**Goal of the exercise**
All of the data that follows should be retyped exactly, please, except the pictures.

**Provided data**
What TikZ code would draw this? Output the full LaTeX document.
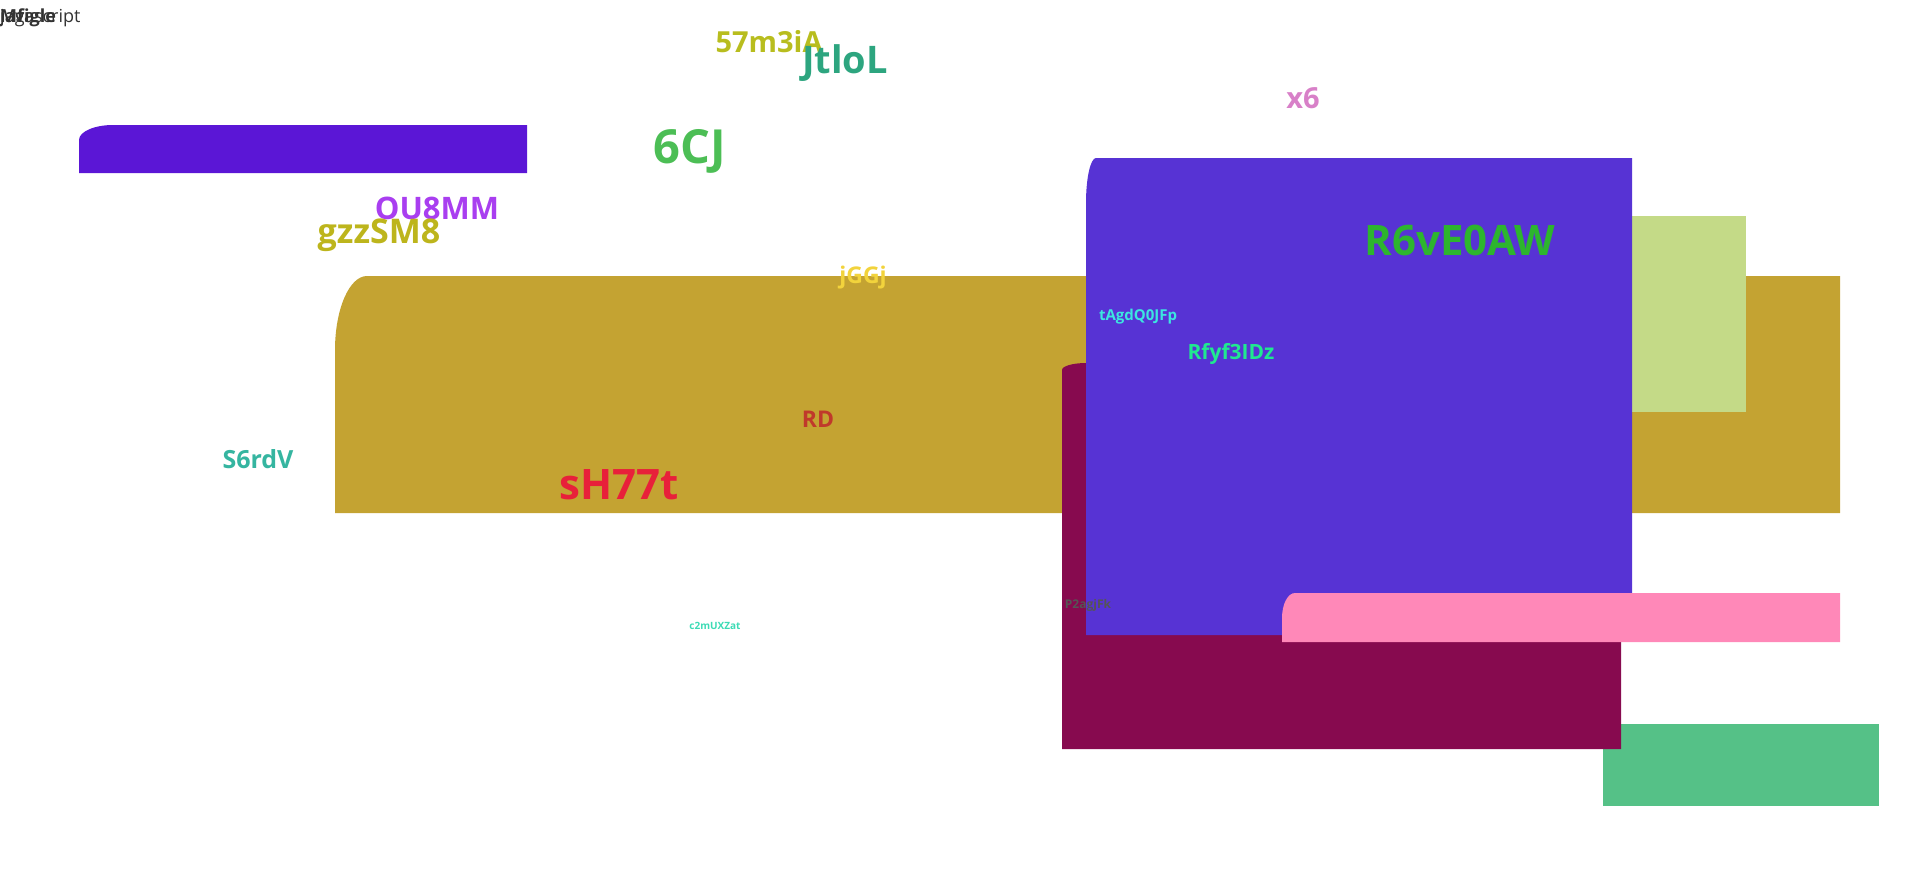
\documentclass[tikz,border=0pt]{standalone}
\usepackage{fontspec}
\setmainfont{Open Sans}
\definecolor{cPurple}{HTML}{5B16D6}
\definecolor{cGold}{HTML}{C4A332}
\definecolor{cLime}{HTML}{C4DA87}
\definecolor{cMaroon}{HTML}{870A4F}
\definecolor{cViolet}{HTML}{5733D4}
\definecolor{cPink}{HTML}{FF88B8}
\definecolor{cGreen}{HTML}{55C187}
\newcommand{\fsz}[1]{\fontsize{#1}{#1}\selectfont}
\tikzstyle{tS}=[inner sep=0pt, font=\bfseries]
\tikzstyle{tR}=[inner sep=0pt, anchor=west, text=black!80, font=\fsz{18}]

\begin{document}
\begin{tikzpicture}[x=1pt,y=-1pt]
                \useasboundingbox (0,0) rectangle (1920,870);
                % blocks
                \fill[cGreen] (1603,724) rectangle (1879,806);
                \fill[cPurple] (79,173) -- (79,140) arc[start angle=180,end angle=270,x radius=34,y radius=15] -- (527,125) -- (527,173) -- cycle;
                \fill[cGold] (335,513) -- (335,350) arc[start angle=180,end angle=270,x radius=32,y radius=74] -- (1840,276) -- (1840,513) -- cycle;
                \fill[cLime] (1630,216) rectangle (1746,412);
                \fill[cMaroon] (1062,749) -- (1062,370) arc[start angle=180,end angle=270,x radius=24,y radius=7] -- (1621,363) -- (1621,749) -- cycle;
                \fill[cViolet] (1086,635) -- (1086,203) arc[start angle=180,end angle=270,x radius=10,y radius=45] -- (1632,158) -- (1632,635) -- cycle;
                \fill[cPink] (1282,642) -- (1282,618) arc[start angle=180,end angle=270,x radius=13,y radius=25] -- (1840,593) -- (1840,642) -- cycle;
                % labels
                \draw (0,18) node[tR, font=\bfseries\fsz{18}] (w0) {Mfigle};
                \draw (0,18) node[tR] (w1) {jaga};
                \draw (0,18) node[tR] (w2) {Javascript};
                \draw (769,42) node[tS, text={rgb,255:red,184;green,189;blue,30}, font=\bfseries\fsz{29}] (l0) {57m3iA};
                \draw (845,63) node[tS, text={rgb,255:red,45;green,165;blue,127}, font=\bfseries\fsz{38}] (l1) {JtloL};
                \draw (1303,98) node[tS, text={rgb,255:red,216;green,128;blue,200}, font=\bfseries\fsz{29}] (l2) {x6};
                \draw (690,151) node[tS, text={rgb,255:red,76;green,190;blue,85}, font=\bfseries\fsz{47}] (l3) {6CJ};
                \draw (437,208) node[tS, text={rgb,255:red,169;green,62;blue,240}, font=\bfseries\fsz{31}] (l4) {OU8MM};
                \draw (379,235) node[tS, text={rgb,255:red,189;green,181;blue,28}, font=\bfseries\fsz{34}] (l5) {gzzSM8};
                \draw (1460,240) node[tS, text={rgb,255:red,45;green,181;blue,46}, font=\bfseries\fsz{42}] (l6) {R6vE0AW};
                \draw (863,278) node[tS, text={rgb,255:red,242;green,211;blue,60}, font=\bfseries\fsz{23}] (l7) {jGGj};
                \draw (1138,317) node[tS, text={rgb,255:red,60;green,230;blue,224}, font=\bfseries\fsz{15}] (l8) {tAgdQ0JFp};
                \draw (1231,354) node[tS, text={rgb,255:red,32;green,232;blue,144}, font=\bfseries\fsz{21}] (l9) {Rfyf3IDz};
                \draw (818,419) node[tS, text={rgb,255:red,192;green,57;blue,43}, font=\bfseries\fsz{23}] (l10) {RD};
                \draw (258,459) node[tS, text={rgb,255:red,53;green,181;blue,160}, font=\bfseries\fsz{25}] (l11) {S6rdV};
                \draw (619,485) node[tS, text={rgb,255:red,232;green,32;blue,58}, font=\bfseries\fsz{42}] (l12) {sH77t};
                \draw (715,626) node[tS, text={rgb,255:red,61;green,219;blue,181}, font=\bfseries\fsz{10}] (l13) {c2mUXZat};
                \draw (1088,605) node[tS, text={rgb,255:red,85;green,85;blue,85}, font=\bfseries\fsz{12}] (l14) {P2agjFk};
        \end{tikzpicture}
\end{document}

**Reply to the exercise**
What TikZ code would draw this? Output the full LaTeX document.
\documentclass[tikz,border=0pt]{standalone}
\usepackage{fontspec}
\setmainfont{Open Sans}
\definecolor{cPurple}{HTML}{5B16D6}
\definecolor{cGold}{HTML}{C4A332}
\definecolor{cLime}{HTML}{C4DA87}
\definecolor{cMaroon}{HTML}{870A4F}
\definecolor{cViolet}{HTML}{5733D4}
\definecolor{cPink}{HTML}{FF88B8}
\definecolor{cGreen}{HTML}{55C187}
\newcommand{\fsz}[1]{\fontsize{#1}{#1}\selectfont}
\tikzstyle{tS}=[inner sep=0pt, font=\bfseries]
\tikzstyle{tR}=[inner sep=0pt, anchor=west, text=black!80, font=\fsz{18}]

\begin{document}
\begin{tikzpicture}[x=1pt,y=-1pt]
                \useasboundingbox (0,0) rectangle (1920,870);
                % blocks
                \fill[cGreen] (1603,724) rectangle (1879,806);
                \fill[cPurple] (79,173) -- (79,140) arc[start angle=180,end angle=270,x radius=34,y radius=15] -- (527,125) -- (527,173) -- cycle;
                \fill[cGold] (335,513) -- (335,350) arc[start angle=180,end angle=270,x radius=32,y radius=74] -- (1840,276) -- (1840,513) -- cycle;
                \fill[cLime] (1630,216) rectangle (1746,412);
                \fill[cMaroon] (1062,749) -- (1062,370) arc[start angle=180,end angle=270,x radius=24,y radius=7] -- (1621,363) -- (1621,749) -- cycle;
                \fill[cViolet] (1086,635) -- (1086,203) arc[start angle=180,end angle=270,x radius=10,y radius=45] -- (1632,158) -- (1632,635) -- cycle;
                \fill[cPink] (1282,642) -- (1282,618) arc[start angle=180,end angle=270,x radius=13,y radius=25] -- (1840,593) -- (1840,642) -- cycle;
                % labels
                \draw (0,18) node[tR, font=\bfseries\fsz{18}] (w0) {Mfigle};
                \draw (0,18) node[tR] (w1) {jaga};
                \draw (0,18) node[tR] (w2) {Javascript};
                \draw (769,42) node[tS, text={rgb,255:red,184;green,189;blue,30}, font=\bfseries\fsz{29}] (l0) {57m3iA};
                \draw (845,63) node[tS, text={rgb,255:red,45;green,165;blue,127}, font=\bfseries\fsz{38}] (l1) {JtloL};
                \draw (1303,98) node[tS, text={rgb,255:red,216;green,128;blue,200}, font=\bfseries\fsz{29}] (l2) {x6};
                \draw (690,151) node[tS, text={rgb,255:red,76;green,190;blue,85}, font=\bfseries\fsz{47}] (l3) {6CJ};
                \draw (437,208) node[tS, text={rgb,255:red,169;green,62;blue,240}, font=\bfseries\fsz{31}] (l4) {OU8MM};
                \draw (379,235) node[tS, text={rgb,255:red,189;green,181;blue,28}, font=\bfseries\fsz{34}] (l5) {gzzSM8};
                \draw (1460,240) node[tS, text={rgb,255:red,45;green,181;blue,46}, font=\bfseries\fsz{42}] (l6) {R6vE0AW};
                \draw (863,278) node[tS, text={rgb,255:red,242;green,211;blue,60}, font=\bfseries\fsz{23}] (l7) {jGGj};
                \draw (1138,317) node[tS, text={rgb,255:red,60;green,230;blue,224}, font=\bfseries\fsz{15}] (l8) {tAgdQ0JFp};
                \draw (1231,354) node[tS, text={rgb,255:red,32;green,232;blue,144}, font=\bfseries\fsz{21}] (l9) {Rfyf3IDz};
                \draw (818,419) node[tS, text={rgb,255:red,192;green,57;blue,43}, font=\bfseries\fsz{23}] (l10) {RD};
                \draw (258,459) node[tS, text={rgb,255:red,53;green,181;blue,160}, font=\bfseries\fsz{25}] (l11) {S6rdV};
                \draw (619,485) node[tS, text={rgb,255:red,232;green,32;blue,58}, font=\bfseries\fsz{42}] (l12) {sH77t};
                \draw (715,626) node[tS, text={rgb,255:red,61;green,219;blue,181}, font=\bfseries\fsz{10}] (l13) {c2mUXZat};
                \draw (1088,605) node[tS, text={rgb,255:red,85;green,85;blue,85}, font=\bfseries\fsz{12}] (l14) {P2agjFk};
        \end{tikzpicture}
\end{document}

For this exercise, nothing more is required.